Atravesar la Península Ibérica en tren debería ser una asignatura obligatoria en este país. De Cádiz a Barcelona, Bilbao, Coruña… No importa el origen ni el destino. Ningún otro medio permite realizar un acercamiento a la realidad de la balsa de piedra, como la ideó Saramago, tan amplio y en tan poco tiempo. A su paisaje como proyección de su esencia, su historia, su coyuntura, su desconexión.
Hacerlo en coche es pasar de largo sin enterarnos de nada. Las carreteras de hoy día, las vías rápidas, autopistas y autovías, están apantalladas, aisladas, separadas de su territorio circundante con barreras, setos, pantallas acústicas. En ocasiones, perfiladas con líneas de arbolado que nos pueden hacer creer en una España boscosa.
Creencia que un vuelo de dron o el helicóptero de la vuelta ciclista desterrarían de un vistazo. Desde una autopista no veremos rastro ni rostro humano, ya casi ni en los peajes.
Las carreteras modifican profundamente el paisaje que atraviesan, lo seccionan y producen una cicatriz que nunca desaparece. Generan un efecto borde, expulsan de su lado unos usos y atraen otros. En su recorrido surgen como hongos gasolineras, áreas de servicio, centros comerciales, polígonos industriales, incluso ciudades. Lo que vemos desde una carretera es una realidad sesgada, no representativa de lo que sucede apenas unos cientos de metros más allá. La observación del paisaje desde la carretera sufre una suerte de principio de incertidumbre Heisenberg, según el cual el propio medio que posibilita la observación perturba irreversiblemente lo observado.

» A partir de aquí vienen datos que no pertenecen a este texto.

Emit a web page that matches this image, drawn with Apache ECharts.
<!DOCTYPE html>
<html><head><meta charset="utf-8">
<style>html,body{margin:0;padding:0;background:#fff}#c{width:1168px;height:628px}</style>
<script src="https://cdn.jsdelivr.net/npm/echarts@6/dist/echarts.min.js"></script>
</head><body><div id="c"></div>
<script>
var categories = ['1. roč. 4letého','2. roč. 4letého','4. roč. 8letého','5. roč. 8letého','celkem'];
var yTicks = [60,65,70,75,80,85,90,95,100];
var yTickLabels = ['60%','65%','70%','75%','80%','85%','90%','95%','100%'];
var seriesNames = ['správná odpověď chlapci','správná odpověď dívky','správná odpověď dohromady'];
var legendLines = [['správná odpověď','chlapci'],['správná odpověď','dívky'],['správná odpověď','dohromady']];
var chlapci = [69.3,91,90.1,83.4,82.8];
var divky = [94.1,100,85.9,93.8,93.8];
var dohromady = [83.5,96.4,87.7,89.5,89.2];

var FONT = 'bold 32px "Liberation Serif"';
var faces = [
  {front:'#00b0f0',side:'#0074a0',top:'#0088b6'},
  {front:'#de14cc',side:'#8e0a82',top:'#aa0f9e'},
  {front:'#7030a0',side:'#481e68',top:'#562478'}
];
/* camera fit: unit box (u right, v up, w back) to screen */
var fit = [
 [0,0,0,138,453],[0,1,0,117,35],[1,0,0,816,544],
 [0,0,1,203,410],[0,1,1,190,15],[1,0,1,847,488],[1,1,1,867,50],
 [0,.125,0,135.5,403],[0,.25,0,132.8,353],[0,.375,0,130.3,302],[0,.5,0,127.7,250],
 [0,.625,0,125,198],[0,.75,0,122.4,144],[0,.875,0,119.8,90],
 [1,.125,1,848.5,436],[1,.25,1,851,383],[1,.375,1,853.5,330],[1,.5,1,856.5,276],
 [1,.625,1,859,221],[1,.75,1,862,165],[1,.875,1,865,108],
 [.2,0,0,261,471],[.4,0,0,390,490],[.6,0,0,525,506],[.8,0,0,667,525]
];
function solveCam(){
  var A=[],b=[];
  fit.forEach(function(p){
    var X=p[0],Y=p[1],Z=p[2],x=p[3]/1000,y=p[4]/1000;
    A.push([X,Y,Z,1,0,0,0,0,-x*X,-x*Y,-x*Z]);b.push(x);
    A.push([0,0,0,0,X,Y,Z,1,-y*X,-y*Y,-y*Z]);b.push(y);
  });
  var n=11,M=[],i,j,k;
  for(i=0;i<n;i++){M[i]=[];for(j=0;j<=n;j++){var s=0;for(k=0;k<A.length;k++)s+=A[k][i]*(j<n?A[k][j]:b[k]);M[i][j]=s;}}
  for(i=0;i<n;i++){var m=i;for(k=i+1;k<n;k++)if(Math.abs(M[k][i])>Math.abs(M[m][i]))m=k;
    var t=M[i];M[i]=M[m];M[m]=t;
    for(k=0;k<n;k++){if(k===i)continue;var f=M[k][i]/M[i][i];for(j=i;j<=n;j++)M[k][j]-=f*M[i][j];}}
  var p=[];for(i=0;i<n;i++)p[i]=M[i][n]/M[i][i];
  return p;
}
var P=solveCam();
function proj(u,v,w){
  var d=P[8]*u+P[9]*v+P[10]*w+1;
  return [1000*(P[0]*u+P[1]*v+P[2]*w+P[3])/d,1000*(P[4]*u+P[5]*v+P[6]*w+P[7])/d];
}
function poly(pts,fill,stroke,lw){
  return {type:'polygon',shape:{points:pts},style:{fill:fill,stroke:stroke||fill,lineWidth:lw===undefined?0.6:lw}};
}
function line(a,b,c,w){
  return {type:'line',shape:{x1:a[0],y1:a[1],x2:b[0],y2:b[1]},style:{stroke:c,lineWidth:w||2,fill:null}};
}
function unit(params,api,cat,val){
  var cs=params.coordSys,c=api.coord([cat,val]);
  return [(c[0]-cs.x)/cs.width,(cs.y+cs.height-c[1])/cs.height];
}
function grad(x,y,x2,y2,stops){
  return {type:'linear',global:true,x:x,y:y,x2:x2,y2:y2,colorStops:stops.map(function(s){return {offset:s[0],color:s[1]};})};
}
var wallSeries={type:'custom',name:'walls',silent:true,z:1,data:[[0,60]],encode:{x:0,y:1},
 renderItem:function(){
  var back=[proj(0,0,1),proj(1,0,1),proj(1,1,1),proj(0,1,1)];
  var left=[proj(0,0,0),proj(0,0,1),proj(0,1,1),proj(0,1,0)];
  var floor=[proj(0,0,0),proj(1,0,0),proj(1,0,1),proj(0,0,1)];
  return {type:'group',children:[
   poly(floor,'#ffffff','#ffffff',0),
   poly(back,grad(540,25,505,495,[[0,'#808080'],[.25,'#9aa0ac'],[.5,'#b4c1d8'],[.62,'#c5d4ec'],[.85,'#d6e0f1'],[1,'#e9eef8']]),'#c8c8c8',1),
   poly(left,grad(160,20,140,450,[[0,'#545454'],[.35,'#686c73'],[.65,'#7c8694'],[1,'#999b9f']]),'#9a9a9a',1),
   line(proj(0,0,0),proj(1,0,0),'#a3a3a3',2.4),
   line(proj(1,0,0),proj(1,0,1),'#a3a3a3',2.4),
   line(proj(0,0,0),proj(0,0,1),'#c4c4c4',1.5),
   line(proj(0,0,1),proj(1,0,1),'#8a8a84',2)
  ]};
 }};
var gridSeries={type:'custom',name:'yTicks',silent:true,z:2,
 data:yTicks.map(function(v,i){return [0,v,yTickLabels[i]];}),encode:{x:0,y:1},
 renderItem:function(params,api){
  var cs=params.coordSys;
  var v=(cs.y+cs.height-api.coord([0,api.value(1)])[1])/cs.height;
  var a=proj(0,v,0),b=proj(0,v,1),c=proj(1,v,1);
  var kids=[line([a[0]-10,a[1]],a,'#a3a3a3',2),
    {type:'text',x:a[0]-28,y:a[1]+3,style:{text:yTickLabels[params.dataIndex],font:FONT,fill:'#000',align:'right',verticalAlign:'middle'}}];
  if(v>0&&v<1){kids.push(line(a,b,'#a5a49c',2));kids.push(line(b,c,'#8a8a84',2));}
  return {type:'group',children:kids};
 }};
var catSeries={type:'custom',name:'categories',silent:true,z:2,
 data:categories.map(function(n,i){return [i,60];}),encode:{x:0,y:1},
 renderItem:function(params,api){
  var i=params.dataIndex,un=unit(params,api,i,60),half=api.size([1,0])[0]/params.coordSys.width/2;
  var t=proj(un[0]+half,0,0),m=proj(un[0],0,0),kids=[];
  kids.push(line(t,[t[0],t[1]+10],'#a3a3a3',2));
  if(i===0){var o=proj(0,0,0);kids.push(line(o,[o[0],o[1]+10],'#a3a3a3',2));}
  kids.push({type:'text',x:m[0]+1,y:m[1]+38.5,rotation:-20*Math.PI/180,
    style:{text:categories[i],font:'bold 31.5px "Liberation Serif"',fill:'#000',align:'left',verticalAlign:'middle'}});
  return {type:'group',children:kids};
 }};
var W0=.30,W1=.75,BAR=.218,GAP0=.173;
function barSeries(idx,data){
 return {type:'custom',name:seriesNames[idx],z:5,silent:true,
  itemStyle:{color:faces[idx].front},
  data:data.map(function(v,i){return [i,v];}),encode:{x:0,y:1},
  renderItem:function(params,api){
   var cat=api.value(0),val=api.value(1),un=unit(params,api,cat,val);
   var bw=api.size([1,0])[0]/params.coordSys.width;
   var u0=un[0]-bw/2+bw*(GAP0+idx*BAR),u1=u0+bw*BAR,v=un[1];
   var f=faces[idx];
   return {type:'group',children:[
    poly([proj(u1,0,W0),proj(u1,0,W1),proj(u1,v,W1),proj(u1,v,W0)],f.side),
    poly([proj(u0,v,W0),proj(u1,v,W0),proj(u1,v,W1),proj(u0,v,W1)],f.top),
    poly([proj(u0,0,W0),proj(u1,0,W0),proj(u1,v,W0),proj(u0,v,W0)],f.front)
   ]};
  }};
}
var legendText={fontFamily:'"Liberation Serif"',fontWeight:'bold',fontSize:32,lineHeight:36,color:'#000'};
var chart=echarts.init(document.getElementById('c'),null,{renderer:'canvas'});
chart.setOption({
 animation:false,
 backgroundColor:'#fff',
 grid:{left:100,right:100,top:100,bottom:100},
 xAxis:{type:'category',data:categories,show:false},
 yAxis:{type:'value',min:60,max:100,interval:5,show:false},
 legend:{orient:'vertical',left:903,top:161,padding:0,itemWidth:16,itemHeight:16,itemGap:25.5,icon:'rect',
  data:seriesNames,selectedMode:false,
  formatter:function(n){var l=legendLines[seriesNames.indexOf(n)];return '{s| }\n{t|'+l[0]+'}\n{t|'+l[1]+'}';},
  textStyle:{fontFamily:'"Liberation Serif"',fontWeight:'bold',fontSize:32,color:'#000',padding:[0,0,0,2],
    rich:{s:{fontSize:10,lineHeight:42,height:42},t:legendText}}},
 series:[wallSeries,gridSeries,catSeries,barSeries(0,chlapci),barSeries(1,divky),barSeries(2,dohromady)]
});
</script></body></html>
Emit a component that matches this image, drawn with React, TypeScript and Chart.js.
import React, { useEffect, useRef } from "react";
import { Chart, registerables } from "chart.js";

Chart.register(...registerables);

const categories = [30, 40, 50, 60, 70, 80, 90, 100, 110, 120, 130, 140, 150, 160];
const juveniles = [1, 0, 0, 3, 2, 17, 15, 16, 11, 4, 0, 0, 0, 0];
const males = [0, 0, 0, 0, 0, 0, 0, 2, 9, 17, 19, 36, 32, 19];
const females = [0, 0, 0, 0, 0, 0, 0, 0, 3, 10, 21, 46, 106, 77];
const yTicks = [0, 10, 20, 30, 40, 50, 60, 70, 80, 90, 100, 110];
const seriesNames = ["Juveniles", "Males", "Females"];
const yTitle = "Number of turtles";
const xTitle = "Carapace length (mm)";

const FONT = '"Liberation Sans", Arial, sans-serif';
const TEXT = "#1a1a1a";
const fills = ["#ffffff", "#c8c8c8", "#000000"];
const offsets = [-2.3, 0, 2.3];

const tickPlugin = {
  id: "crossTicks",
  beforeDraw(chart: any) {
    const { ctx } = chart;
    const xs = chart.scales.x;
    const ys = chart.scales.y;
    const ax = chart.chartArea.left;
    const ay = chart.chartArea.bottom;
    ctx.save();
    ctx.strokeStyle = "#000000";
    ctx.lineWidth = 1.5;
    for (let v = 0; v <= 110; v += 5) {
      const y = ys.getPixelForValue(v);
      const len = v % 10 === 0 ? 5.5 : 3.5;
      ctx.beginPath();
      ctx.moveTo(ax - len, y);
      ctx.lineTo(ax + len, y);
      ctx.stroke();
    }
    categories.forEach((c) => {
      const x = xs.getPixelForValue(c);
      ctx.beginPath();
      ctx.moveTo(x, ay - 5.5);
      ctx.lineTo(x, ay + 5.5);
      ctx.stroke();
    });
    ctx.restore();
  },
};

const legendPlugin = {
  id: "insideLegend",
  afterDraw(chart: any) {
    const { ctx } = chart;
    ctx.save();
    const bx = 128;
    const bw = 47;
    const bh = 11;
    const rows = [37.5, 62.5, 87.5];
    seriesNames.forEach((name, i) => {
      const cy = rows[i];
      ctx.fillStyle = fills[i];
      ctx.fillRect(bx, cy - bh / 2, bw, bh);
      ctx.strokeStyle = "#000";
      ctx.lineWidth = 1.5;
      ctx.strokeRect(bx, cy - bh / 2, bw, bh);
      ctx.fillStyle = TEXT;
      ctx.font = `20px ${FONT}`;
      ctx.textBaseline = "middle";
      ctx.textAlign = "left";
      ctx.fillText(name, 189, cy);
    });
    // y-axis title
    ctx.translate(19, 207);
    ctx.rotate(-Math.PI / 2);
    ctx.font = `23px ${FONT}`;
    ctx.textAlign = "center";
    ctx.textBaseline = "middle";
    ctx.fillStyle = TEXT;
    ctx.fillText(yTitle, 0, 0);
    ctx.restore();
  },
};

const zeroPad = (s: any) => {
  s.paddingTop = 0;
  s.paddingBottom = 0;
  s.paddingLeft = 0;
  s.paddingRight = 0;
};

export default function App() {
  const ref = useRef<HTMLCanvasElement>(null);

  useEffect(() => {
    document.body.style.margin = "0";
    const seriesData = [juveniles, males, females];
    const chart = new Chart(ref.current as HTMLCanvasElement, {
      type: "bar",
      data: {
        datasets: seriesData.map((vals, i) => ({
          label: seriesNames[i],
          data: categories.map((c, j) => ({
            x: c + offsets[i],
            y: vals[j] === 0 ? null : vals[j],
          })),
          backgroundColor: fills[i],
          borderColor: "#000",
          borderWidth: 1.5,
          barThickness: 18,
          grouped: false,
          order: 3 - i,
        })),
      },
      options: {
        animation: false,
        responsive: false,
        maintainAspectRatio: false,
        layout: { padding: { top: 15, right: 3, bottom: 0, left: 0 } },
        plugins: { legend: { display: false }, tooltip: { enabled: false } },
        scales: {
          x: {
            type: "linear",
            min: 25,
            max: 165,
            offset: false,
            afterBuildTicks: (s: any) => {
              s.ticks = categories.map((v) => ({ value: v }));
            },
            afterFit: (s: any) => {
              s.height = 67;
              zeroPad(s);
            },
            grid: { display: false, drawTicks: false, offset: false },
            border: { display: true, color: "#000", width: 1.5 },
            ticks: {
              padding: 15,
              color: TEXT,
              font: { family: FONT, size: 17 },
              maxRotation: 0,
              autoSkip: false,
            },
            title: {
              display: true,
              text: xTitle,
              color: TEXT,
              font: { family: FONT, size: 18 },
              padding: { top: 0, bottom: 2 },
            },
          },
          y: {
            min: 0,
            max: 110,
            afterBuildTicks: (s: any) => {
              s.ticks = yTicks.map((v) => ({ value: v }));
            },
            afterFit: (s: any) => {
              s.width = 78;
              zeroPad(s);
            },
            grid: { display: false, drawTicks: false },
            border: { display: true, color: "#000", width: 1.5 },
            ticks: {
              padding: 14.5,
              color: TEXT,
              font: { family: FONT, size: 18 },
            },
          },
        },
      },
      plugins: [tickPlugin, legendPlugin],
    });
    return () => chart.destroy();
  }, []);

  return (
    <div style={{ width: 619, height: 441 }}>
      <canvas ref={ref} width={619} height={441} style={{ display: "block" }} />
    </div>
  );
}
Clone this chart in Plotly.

El tren, en cambio, penetra el paisaje, se acerca a él sin imponer pantallas entre la vía y el medio circundante. Tanto se acerca que hasta el mínimo detalle a sus márgenes resulta perceptible e identificable. Casi tocable. El tomate que cuelga de la mata en una huerta al borde de la vía o el martín pescador que pesca en un arroyo. Podemos sentir la humedad y el calor, percibir olores y sonidos. Podemos ver a gente en sus casas y pueblos, a pesar del despoblamiento de la España interior. Incluso apreciar caras y expresiones corporales.
El paisaje que atraviesa el tren es la inmediata continuación de lo que hay más allá. La vista desde el tren no engaña. El ferrocarril, a diferencia de la carretera, no modifica más que el territorio que estrictamente ocupa. No genera la aparición de usos distintos en sus bordes, pues el tren no para en cualquier sitio, no reposta combustible en medio de la nada ni va de compras. El tren conecta esencialmente lo preexistente.
El trans-iberiano nos enseña la España que es. Tal y como es. Solo una muestra rápida, claro. En ocasiones demasiado rápida. Pero una muestra certera, no como la de los anuncios de turismo o la marca España. Una España ajena a portadas de periódicos y telediarios. En la que el tiempo parece detenido. Pero no lo está.